広がるフリーランス、請け負う自分の価値に自信を
奔流eビジネス(流通ウオッチャー 村山らむね氏)
ネット業界は多くのフリーランスに支えられている。私もその1人だ。政府はフリーランスの定義について、①自身で事業等を営んでいる②従業員を雇用していない③実店舗を持たない④農林漁業従業者ではない者とし、法人の経営者を含むとしている。その数は462万人で、就業者全体の約7%とされている。
国も多様な働き方を後押しする立場で、今年4月にフリーランス新法を成立させ、来年の秋には施行される予定だ。従来の労働法ではカバーできないフリーランスの契約などの就労環境の整備を目的としており、大きな第一歩と言える。

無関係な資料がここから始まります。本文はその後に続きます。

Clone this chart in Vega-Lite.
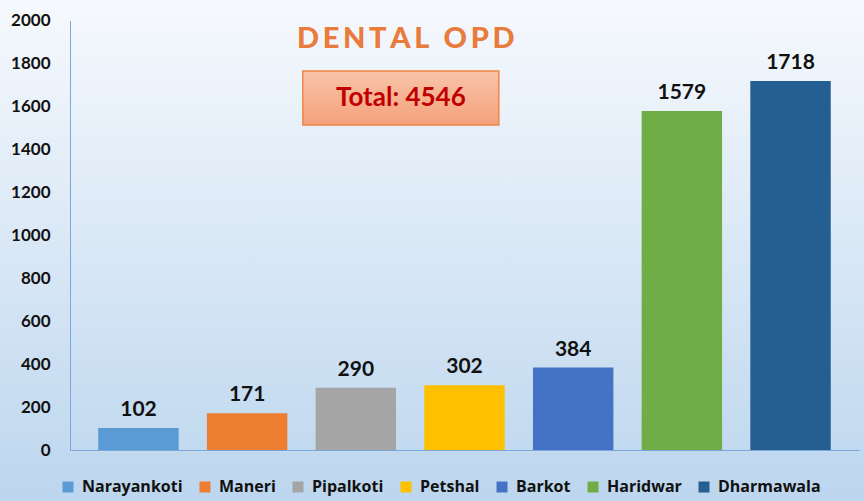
{
  "$schema": "https://vega.github.io/schema/vega-lite/v6.json",
  "width": 864,
  "height": 501,
  "autosize": {"type": "none"},
  "padding": 0,
  "background": "#dbe8f5",
  "config": {
    "font": "Lato",
    "view": {
      "stroke": null,
      "fill": {"gradient": "linear", "x1": 0, "y1": 0, "x2": 0, "y2": 1,
        "stops": [{"offset": 0, "color": "#f6f9fd"}, {"offset": 1, "color": "#bcd6ee"}]}
    }
  },
  "data": {"values": [
    {"site": "Narayankoti", "value": 102},
    {"site": "Maneri", "value": 171},
    {"site": "Pipalkoti", "value": 290},
    {"site": "Petshal", "value": 302},
    {"site": "Barkot", "value": 384},
    {"site": "Haridwar", "value": 1579},
    {"site": "Dharmawala", "value": 1718}
  ]},
  "layer": [
    {
      "mark": {"type": "bar"},
      "encoding": {
        "x": {"field": "site", "type": "nominal", "sort": null,
          "scale": {"range": [70, 859], "paddingInner": 0.26, "paddingOuter": 0.26},
          "axis": {"orient": "bottom", "offset": -51, "title": null, "labels": false, "ticks": false, "grid": false, "domainColor": "#7ba7db", "domainWidth": 1}},
        "y": {"field": "value", "type": "quantitative",
          "scale": {"domain": [0, 2000], "range": [450, 20.5], "nice": false, "zero": true},
          "axis": {"orient": "left", "offset": -70, "title": null, "format": "d", "values": [0,200,400,600,800,1000,1200,1400,1600,1800,2000], "ticks": false, "grid": false, "domainColor": "#7ba7db", "domainWidth": 1, "labelPadding": 20, "labelFont": "Lato", "labelFontSize": 17, "labelFontWeight": "bold", "labelColor": "#111111"}},
        "color": {"field": "site", "type": "nominal", "sort": null,
          "scale": {"domain": ["Narayankoti","Maneri","Pipalkoti","Petshal","Barkot","Haridwar","Dharmawala"],
                    "range": ["#5b9bd5","#ed7d31","#a5a5a5","#ffc000","#4472c4","#70ad47","#255e91"]},
          "legend": {"orient": "none", "legendX": 60, "legendY": 479, "direction": "horizontal", "title": null,
            "symbolType": "square", "symbolSize": 121, "symbolStrokeWidth": 0,
            "labelFont": "Open Sans", "labelFontSize": 16, "labelFontWeight": "bold", "labelColor": "#111111",
            "columnPadding": 14, "labelOffset": 6}}
      }
    },
    {
      "mark": {"type": "text", "baseline": "alphabetic", "dy": -12, "font": "Lato", "fontSize": 21, "fontWeight": "bold", "color": "#111111"},
      "encoding": {
        "x": {"field": "site", "type": "nominal", "sort": null},
        "y": {"field": "value", "type": "quantitative"},
        "text": {"field": "value", "type": "quantitative"}
      }
    },
    {
      "data": {"values": [{"label": "D\u2009E\u2009N\u2009T\u2009A\u2009L\u2009 \u2009O\u2009P\u2009D"}]},
      "mark": {"type": "text", "baseline": "middle", "align": "center", "dx": 50, "font": "Lato", "fontSize": 29, "fontWeight": 900, "color": "#e97b3c"},
      "encoding": {
        "x": {"datum": "Pipalkoti", "type": "nominal"},
        "y": {"datum": 1913, "type": "quantitative"},
        "text": {"field": "label", "type": "nominal"}
      }
    },
    {
      "data": {"values": [{"label": "Total: 4546"}]},
      "mark": {"type": "bar", "width": 196, "xOffset": 45, "stroke": "#ee8746", "strokeWidth": 1.5,
        "fill": {"gradient": "linear", "x1": 0, "y1": 0, "x2": 0, "y2": 1,
          "stops": [{"offset": 0, "color": "#f9c4a9"}, {"offset": 1, "color": "#f4a17a"}]}},
      "encoding": {
        "x": {"datum": "Pipalkoti", "type": "nominal"},
        "y": {"datum": 1765, "type": "quantitative"},
        "y2": {"datum": 1513}
      }
    },
    {
      "data": {"values": [{"label": "Total: 4546"}]},
      "mark": {"type": "text", "baseline": "middle", "align": "center", "dx": 45, "font": "Lato", "fontSize": 26, "fontWeight": "bold", "color": "#c00000"},
      "encoding": {
        "x": {"datum": "Pipalkoti", "type": "nominal"},
        "y": {"datum": 1639, "type": "quantitative"},
        "text": {"field": "label", "type": "nominal"}
      }
    }
  ]
}
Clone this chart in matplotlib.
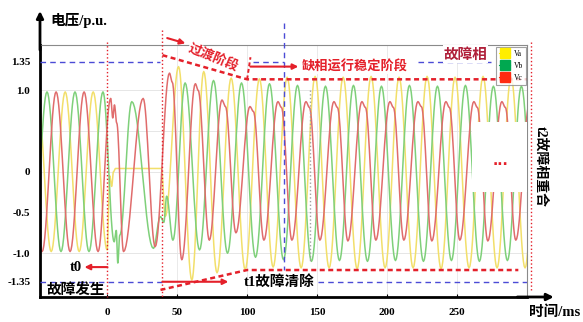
import numpy as np
import matplotlib
matplotlib.use('Agg')
import matplotlib.pyplot as plt
from matplotlib.lines import Line2D
from matplotlib.patches import Rectangle

CJK = 'Noto Sans CJK SC'
SERIF = 'Liberation Serif'
MIX = [SERIF, CJK]

# extreme points (time in ms, voltage in p.u.)
a_t = [-60, -50, -40, -30, -20, -10, 0, 1.8, 3.2, 4.5, 6, 38.8, 41.5,
       51, 60.5, 69, 78.5, 88.6, 98.6, 108.8,
       118.6, 128.6, 138.6, 148.6, 158.6, 168.6, 178.6, 188.6, 198.6, 208.6,
       218.6, 228.6, 238.6, 248.6, 258.6, 268.6, 278.6, 288.6, 298.6, 308.6]
a_v = [-0.98, 0.98, -0.98, 0.98, -0.98, 0.98, -0.96, -0.05, -0.18, 0.0, 0.04, 0.04, -0.55,
       1.29, -1.33, 1.23, -1.24, 1.15, -1.2, 1.14,
       -1.17, 1.16, -1.18, 1.17, -1.18, 1.16, -1.19, 1.17, -1.18, 1.16,
       -1.18, 1.17, -1.19, 1.16, -1.18, 1.17, -1.18, 1.16, -1.18, 1.16]

b_t = [-53, -43, -33, -23, -13, -3, 5, 6.5, 7.6, 9, 17.6, 33, 38, 40.5, 42.5, 47, 55.7,
       66, 76, 86, 96, 106, 116, 126, 136, 146, 156, 166, 176, 186, 196, 206,
       216, 226, 236, 246, 256, 266, 276, 286, 296, 306]
b_v = [-0.98, 0.98, -0.98, 0.98, -0.98, 0.98, -0.86, -0.72, -1.12, -0.78, 0.86, -0.94,
       -0.55, -0.62, -0.3, -0.84, 1.09,
       -0.96, 1.12, -1.0, 1.09, -1.05, 1.08, -1.08, 1.06, -1.1, 1.05, -1.09, 1.06, -1.1,
       1.05, -1.09, 1.06, -1.1, 1.05, -1.09, 1.06, -1.1, 1.05, -1.09, 1.05, -1.09]

c_t = [-56.5, -46.5, -36.5, -26.5, -16.5, -6.5,
       2.5, 4.0, 5.2, 6.8, 11.7, 25.7, 34.3,
       44.5, 46.5, 53.3, 63, 65, 73, 82, 84.5, 92, 102, 104.5, 112,
       122, 124.5, 132, 142, 144.5, 152, 162, 164.5, 172, 182, 184.5, 192,
       202, 204.5, 212, 222, 224.5, 232, 242, 244.5, 252, 262, 264.5, 272,
       282, 284.5, 292, 302, 304.5]
c_v = [0.98, -0.98, 0.98, -0.98, 0.98, -0.98,
       0.9, 0.66, 0.82, 0.6, -0.98, 0.9, -0.92,
       1.21, 1.1, -1.08, 1.08, 1.0, -0.84, 0.88, 0.8, -0.75, 0.8, 0.74, -0.84,
       0.86, 0.79, -0.84, 0.86, 0.79, -0.84, 0.86, 0.79, -0.85, 0.86, 0.79, -0.84,
       0.86, 0.79, -0.84, 0.86, 0.8, -0.85, 0.86, 0.79, -0.84, 0.86, 0.79, -0.85,
       0.86, 0.79, -0.84, 0.86, 0.79]

phases = ['Va', 'Vb', 'Vc']
line_colors = ['#f2df6a', '#7fd07a', '#e06c6c']
legend_colors = ['#ffee00', '#00a850', '#ff2a10']

t_fault = 0
t_clear = 39.5
t_stable = 126
t_reclose = 303

xticks = [0, 50, 100, 150, 200, 250]
yticks = [1.35, 1.0, 0, -0.5, -1.0, -1.35]
ytick_labels = ['1.35', '1.0', '0', '-0.5', '-1.0', '-1.35']

RED = '#e4202a'
BLUE = '#4b4bd6'


def smooth(ts, vs, n=16):
    assert len(ts) == len(vs)
    tt, vv = [], []
    for i in range(len(ts) - 1):
        s = np.linspace(0, 1, n, endpoint=False)
        w = (1 - np.cos(np.pi * s)) / 2
        tt.append(ts[i] + (ts[i + 1] - ts[i]) * s)
        vv.append(vs[i] + (vs[i + 1] - vs[i]) * w)
    tt.append([ts[-1]])
    vv.append([vs[-1]])
    return np.concatenate(tt), np.concatenate(vv)


fig = plt.figure(figsize=(5.83, 3.22), dpi=100)
ax = fig.add_axes([40 / 583, 25 / 322, 487 / 583, 252 / 322])
ax.set_xlim(-48, 300)
ax.set_ylim(-1.537, 1.555)

# faint grid
for g in [-1, -0.5, 0, 0.5, 1]:
    ax.axhline(g, color='#e2e2e2', lw=0.6, zorder=0)
for g in xticks[1:]:
    ax.axvline(g, color='#e6e6e6', lw=0.6, zorder=0)

for ts, vs, col in zip([a_t, b_t, c_t], [a_v, b_v, c_v], line_colors):
    x, y = smooth(ts, vs)
    ax.plot(x, y, color=col, lw=1.1, zorder=2)

# blank patch over the waveform
ax.add_patch(Rectangle((261, -0.25), 45, 0.86, facecolor='white', edgecolor='none', zorder=3))
ax.text(281, 0.13, '...', color=RED, fontsize=10, fontweight='bold', ha='center', va='center', zorder=4)

# reference levels
dash = (0, (4, 3))
for seg in [(-48, 38), (104, 126), (222, 274)]:
    ax.plot(seg, [1.35, 1.35], color=BLUE, lw=1, ls=dash, zorder=3)
for seg in [(-48, 39.5), (151, 300)]:
    ax.plot(seg, [-1.35, -1.35], color=BLUE, lw=1, ls=dash, zorder=3)
ax.plot([t_stable, t_stable], [1.82, -1.21], color=BLUE, lw=1, ls=dash, zorder=3, clip_on=False)
ax.plot([145, 145], [1.0, -1.12], color='#a0a0a0', lw=1, ls=':', zorder=3)

# event markers
ax.plot([t_fault, t_fault], [1.59, -1.537], color=RED, lw=1, ls=':', zorder=4, clip_on=False)
ax.plot([t_clear, t_clear], [1.74, -1.537], color=RED, lw=1, ls=':', zorder=4, clip_on=False)
ax.plot([t_reclose, t_reclose], [1.59, -1.48], color=RED, lw=1, ls=':', zorder=4, clip_on=False)

# envelope of the transition stage
env = (0, (2, 1.4))
ax.plot([t_clear, 100, 300], [1.43, 1.134, 1.134], color=RED, lw=1.8, ls=env, zorder=5)
ax.plot([100, 102.4], [1.134, 1.405], color=RED, lw=1.4, ls=env, zorder=5)
ax.plot([38.1, 100, 293.8], [-1.45, -1.206, -1.206], color=RED, lw=1.8, ls=env, zorder=5, clip_on=False)

arrow = dict(arrowstyle='-|>', color=RED, lw=1.5, mutation_scale=8, shrinkA=0, shrinkB=0)
ax.annotate('', xy=(-16.2, -1.17), xytext=(0.2, -1.17), arrowprops=arrow, zorder=6)
ax.annotate('', xy=(86.6, -1.35), xytext=(t_clear, -1.35), arrowprops=arrow, zorder=6)
ax.annotate('', xy=(136.6, 1.29), xytext=(102.4, 1.29), arrowprops=arrow, zorder=6)
ax.annotate('', xy=(55.9, 1.575), xytext=(42.9, 1.64), arrowprops=arrow, zorder=6,
            annotation_clip=False)

# labels
bold = dict(fontweight='bold')
white = dict(facecolor='white', edgecolor='none', pad=0.5)
ax.text(76, 1.395, '过渡阶段', color=RED, fontsize=9.5, family=CJK, rotation=-22,
        ha='center', va='center', bbox=white, zorder=4, **bold)
ax.text(139, 1.29, '缺相运行稳定阶段', color=RED, fontsize=9.5, family=CJK,
        ha='left', va='center', bbox=white, zorder=4, **bold)
ax.text(256, 1.445, '故障相', color='#b0203a', fontsize=10.5, family=CJK,
        ha='center', va='center', bbox=white, zorder=4, **bold)
ax.text(-22.5, -1.17, 't0', color='black', fontsize=10.5, family=SERIF,
        ha='center', va='center', zorder=6, **bold)
ax.text(-22.5, -1.445, '故障发生', color='black', fontsize=10.5, family=CJK,
        ha='center', va='center', zorder=6, **bold)
ax.text(123, -1.35, 't1故障清除', color='black', fontsize=10.5, family=MIX,
        ha='center', va='center', zorder=6, **bold)
ax.text(309.5, 0.06, 't2故障相重合', color='black', fontsize=10, family=MIX,
        rotation=-90, ha='center', va='center', **bold)

fig.text(50 / 583, 1 - 20 / 322, '电压/p.u.', fontsize=10.5, family=MIX,
         ha='left', va='center', **bold)
fig.text(555 / 583, 1 - 312 / 322, '时间/ms', fontsize=10.5, family=MIX,
         ha='center', va='center', **bold)

# axes frame
for side in ['top', 'right']:
    ax.spines[side].set_color('#8a8a8a')
    ax.spines[side].set_linewidth(0.8)
for side in ['left', 'bottom']:
    ax.spines[side].set_color('black')
    ax.spines[side].set_linewidth(2)
ax.annotate('', xy=(0, 1.135), xycoords='axes fraction', xytext=(0, 0.98),
            arrowprops=dict(arrowstyle='-|>', lw=2, color='black', mutation_scale=10, shrinkA=0, shrinkB=0),
            annotation_clip=False)
ax.annotate('', xy=(1.055, 0), xycoords='axes fraction', xytext=(0.98, 0),
            arrowprops=dict(arrowstyle='-|>', lw=2, color='black', mutation_scale=10, shrinkA=0, shrinkB=0),
            annotation_clip=False)

ax.set_xticks(xticks)
ax.set_xticklabels([str(v) for v in xticks], family=SERIF, fontweight='bold', fontsize=8)
ax.set_yticks(yticks)
ax.set_yticklabels(ytick_labels, family=SERIF, fontweight='bold', fontsize=8)
ax.tick_params(axis='x', length=2, direction='in', pad=8)
ax.tick_params(axis='y', length=0, pad=7)

handles = [Line2D([], [], color=c, marker='s', markersize=7, lw=0.8) for c in legend_colors]
leg = ax.legend(handles, phases, loc='upper right', bbox_to_anchor=(1.0, 0.995),
                prop={'family': SERIF, 'size': 5.5}, frameon=True, fancybox=False,
                edgecolor='#8a8a8a', borderpad=0.35, labelspacing=0.55,
                handlelength=1.5, handletextpad=0.5, borderaxespad=0.1)
leg.set_zorder(7)
leg.get_frame().set_linewidth(0.8)

fig.savefig('out.png', dpi=100)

その原動力の一つになったであろう組織が、「プロフェッショナル&パラレルキャリア・フリーランス協会」だ。2016年に厚生労働省で『「雇用関係によらない働き方」に関する研究会』が立ち上げられたが、肝心のフリーランス当事者がメンバーに選ばれていなかったことに危機感を覚えた平田麻莉さんが仲間と立ち上げたのが、この協会。17年の1月のことだ。
現在は政府の委員会での提言活動ともに、会員へのアンケートやデータを元にした情報発信、フリーランスへの啓発活動など多様な働き方をサポートするための活動を行っている。年間1万円の有料会員が1万6000人で、登録だけの無料会員やSNSのフォロワーも合わせると現在総数は10万人を超える。
「声を届けることが重要なミッションなので、アンケートの母数を増やしデータとしての説得力を増すためにも無料会員の増加を最重要視している」と平田さん。「誰もが自律的なキャリアを築ける世の中へ」というビジョンを掲げて活動している。
現在も協会の代表理事を務める平田さんが挙げるフリーランスの課題としては3つあるという。まずは社会保障の面。会社員らの働き方を元にした社会保障制度の網からもれてしまったり、また企業からの負担がないために、過大な健康保険料がかかったりする。
2つ目には「偽装フリーランス」問題がある。働き方は社員と同じなのに業務委託契約を結ばされている。軽貨物配達業や講師、エステシャンなどにこのようなケースが多いという。
3つ目は報酬の適正化。どうしても立場が弱いために従順にならざるを得ず、なかなか報酬アップを言い出せない。インボイス制度が開始されたが、消費税分を実質値引きしないといけないというような場面も予想されるという。
これら課題はありながらも、コロナ禍で場所の制約なく働くことが可能になり、フリーランスで稼ぐ生き方を謳歌する人々ももちろん多く、課題も徐々に解決されていくべきだろう。
例えばネット業界でも、常にすさまじいコストカットと直面している。そのなかでフリーランスにしわ寄せが行きやすい。この機会にフリーランスが無理な仕事を安く請ける都合のいい存在となりやすい環境は改善されるべきだし、仕事を請ける側も自分の値付けに勇気をもってもらいたい。
曖昧で先が見えない時代には大企業の正社員であったとしても、フリーランスマインドを持っていることが重要だろう。平田さんの言う「自律」に対するアンテナを磨いていきたい。